Place bread on baking sheet and let stand: Spread bread slices on a baking sheet; let stand at least a few hours and up to overnight.
Melt butter in skillet and add sugar, salt, and lemon juice: Melt butter in a large ovenproof, nonreactive skillet (like an 11-to-12-inch enameled cast iron) over medium heat. Add 1 cup brown sugar, ¼ teaspoon salt, and lemon juice. Cook, stirring, until sugar dissolves, then bring to a boil; cook 1 minute.
Add apples and cook: Add apples and cook, turning occasionally, until they begin to soften and brown a bit and liquid thickens, about 12 minutes. Let cool 30 minutes.
Whisk eggs, milk, remaining sugar, and vanilla: In a wide, shallow dish, whisk together eggs, milk, remaining 2 tablespoons brown sugar, vanilla, and ¼ teaspoon salt.
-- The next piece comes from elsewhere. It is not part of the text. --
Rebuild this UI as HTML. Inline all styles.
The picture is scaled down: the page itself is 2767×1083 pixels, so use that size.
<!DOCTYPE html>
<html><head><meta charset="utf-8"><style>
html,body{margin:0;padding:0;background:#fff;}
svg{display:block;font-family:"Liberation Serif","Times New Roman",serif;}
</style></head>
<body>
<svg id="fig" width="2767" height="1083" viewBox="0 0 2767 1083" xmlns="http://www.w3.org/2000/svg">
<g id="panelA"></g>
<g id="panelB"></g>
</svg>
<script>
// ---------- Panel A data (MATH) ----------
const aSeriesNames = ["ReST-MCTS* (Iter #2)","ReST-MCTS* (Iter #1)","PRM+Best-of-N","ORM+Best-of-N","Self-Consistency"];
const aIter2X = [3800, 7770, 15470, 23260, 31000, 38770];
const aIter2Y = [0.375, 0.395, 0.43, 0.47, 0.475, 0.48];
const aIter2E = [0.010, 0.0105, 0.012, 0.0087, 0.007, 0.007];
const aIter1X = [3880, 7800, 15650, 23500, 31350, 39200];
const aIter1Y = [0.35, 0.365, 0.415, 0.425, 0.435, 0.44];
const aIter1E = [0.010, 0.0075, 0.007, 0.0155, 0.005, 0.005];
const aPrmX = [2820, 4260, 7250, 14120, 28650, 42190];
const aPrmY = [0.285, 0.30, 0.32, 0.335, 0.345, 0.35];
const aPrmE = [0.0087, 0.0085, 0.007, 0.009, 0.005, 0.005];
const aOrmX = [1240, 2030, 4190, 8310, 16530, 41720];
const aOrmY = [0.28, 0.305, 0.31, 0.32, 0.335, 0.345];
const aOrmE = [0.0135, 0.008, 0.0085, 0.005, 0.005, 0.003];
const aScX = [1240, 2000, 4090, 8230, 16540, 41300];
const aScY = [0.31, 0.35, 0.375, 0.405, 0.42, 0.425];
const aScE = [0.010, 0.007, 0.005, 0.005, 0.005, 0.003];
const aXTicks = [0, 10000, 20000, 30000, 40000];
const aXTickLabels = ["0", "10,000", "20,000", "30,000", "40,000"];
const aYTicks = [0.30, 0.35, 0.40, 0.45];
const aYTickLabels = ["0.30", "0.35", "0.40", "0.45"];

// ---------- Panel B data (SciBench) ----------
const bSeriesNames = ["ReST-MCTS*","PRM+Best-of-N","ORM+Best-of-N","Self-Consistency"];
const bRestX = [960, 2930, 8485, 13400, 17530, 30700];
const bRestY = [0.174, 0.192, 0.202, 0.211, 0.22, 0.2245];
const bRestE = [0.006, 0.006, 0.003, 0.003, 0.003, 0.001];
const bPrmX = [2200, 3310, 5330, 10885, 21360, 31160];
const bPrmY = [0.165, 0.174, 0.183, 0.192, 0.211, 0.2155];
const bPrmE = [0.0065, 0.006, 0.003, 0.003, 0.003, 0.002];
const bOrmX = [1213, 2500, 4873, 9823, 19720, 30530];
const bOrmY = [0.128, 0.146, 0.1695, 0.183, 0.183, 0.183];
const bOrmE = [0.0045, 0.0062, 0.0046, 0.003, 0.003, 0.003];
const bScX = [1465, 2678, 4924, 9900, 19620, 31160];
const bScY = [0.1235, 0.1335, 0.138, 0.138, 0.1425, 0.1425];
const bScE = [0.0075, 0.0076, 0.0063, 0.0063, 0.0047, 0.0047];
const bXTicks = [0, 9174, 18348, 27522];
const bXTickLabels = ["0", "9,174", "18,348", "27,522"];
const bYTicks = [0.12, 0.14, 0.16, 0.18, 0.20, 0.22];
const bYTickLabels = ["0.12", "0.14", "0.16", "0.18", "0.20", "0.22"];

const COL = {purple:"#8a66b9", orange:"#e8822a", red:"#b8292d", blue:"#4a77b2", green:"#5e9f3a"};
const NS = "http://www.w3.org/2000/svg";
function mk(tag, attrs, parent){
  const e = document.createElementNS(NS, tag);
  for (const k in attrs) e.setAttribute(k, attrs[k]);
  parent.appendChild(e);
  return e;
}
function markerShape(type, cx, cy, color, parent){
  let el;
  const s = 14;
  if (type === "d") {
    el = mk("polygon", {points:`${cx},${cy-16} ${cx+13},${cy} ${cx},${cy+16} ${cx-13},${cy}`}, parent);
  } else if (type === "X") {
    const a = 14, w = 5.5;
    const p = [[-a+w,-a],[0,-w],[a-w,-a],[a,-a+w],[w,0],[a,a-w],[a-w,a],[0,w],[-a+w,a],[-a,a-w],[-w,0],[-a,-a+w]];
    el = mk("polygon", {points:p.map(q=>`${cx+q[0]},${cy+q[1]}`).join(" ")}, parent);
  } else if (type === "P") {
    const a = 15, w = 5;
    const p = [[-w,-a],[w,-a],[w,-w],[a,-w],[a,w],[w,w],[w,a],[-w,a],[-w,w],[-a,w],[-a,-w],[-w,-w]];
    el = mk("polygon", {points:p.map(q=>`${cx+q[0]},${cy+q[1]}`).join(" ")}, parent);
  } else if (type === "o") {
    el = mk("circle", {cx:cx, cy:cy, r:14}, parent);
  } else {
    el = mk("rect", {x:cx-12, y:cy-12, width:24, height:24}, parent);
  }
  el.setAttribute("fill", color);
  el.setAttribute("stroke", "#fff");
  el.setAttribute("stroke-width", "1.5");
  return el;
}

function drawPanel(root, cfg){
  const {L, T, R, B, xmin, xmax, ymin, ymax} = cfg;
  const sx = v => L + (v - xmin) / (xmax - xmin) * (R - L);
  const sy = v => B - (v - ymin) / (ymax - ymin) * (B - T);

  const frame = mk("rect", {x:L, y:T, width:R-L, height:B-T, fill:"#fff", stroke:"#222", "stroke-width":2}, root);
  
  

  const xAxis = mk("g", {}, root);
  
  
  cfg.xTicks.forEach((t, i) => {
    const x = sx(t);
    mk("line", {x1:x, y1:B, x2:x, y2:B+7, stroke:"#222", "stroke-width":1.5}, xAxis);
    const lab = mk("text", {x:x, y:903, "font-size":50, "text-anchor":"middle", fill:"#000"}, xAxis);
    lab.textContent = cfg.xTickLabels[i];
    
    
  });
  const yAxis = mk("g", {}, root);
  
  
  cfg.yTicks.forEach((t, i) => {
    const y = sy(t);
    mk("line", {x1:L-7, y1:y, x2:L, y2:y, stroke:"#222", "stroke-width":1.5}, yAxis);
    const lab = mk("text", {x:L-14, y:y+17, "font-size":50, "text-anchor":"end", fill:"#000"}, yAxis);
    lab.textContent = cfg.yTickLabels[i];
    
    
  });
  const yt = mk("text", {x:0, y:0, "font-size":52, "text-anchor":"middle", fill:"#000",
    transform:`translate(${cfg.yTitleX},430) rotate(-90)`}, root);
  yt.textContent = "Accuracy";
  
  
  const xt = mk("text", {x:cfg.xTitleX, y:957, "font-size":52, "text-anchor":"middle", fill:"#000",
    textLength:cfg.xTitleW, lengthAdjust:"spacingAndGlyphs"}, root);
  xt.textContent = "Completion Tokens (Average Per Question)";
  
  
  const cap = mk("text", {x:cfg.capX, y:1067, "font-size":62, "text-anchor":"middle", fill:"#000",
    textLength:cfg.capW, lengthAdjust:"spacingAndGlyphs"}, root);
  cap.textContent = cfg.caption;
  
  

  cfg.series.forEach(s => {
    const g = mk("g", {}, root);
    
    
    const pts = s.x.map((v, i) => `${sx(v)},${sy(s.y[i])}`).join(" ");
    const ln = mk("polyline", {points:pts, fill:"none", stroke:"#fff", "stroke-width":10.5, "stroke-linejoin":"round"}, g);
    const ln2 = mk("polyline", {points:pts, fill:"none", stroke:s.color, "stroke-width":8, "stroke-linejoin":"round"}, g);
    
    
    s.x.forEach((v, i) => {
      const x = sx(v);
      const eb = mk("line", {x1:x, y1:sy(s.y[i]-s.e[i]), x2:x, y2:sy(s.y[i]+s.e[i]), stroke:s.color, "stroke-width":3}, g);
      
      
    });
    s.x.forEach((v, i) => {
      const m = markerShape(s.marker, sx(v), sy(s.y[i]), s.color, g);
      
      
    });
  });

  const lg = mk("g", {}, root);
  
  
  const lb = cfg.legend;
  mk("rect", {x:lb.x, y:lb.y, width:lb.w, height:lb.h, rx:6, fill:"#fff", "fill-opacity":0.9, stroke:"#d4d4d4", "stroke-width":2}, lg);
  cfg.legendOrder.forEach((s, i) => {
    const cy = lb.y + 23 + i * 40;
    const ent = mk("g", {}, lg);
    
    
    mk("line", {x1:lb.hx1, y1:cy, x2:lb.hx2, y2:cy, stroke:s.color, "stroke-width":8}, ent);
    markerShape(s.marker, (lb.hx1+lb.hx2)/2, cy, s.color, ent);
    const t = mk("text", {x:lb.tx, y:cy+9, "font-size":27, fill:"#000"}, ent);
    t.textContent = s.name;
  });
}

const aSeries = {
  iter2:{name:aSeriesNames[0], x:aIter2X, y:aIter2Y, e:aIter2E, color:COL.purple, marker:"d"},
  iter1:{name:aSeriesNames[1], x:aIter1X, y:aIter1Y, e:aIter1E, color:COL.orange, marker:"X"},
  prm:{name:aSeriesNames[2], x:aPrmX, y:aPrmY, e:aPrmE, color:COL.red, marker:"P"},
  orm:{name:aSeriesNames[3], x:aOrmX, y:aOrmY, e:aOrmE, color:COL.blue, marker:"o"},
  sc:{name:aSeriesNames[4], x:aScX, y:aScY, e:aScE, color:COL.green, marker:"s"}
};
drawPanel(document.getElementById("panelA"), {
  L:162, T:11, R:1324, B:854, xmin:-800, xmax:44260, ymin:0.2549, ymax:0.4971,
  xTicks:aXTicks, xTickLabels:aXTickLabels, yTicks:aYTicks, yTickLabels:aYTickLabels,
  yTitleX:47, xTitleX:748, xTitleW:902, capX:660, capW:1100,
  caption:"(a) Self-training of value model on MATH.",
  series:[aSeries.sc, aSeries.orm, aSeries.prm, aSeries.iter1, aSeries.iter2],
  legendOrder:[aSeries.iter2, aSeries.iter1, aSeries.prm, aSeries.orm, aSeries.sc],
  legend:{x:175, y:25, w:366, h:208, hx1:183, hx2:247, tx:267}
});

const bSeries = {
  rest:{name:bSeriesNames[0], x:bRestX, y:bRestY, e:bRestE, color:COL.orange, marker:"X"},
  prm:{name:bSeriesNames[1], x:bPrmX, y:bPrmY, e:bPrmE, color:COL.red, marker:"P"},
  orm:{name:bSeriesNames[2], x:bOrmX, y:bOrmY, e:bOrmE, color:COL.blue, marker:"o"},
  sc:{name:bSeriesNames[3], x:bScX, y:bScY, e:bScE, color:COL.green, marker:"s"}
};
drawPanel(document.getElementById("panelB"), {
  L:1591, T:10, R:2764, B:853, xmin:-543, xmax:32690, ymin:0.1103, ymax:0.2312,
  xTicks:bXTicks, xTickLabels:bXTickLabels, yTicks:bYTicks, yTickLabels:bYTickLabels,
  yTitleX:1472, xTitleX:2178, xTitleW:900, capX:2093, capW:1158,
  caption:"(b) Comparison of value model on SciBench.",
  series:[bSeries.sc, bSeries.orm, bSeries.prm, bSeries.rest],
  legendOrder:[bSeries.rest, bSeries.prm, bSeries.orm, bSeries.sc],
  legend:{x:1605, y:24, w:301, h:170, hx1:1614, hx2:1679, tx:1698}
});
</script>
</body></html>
Dip bread and arrange over apples: Dip bread in mixture, turning to coat. Arrange atop apples, shingling in concentric circles. Pour remaining mixture on top. Cover; refrigerate at least 2 hours and up to 24.
Preheat oven and bake: Preheat oven to 350°F. Sprinkle French toast with cinnamon and bake, uncovered, until set and golden on top, 35 to 45 minutes.
Cool for 15 minutes, then dust with confectioners' sugar and serve: Let stand 15 minutes. Dust with confectioners' sugar; serve with yogurt, pecans, and fruit.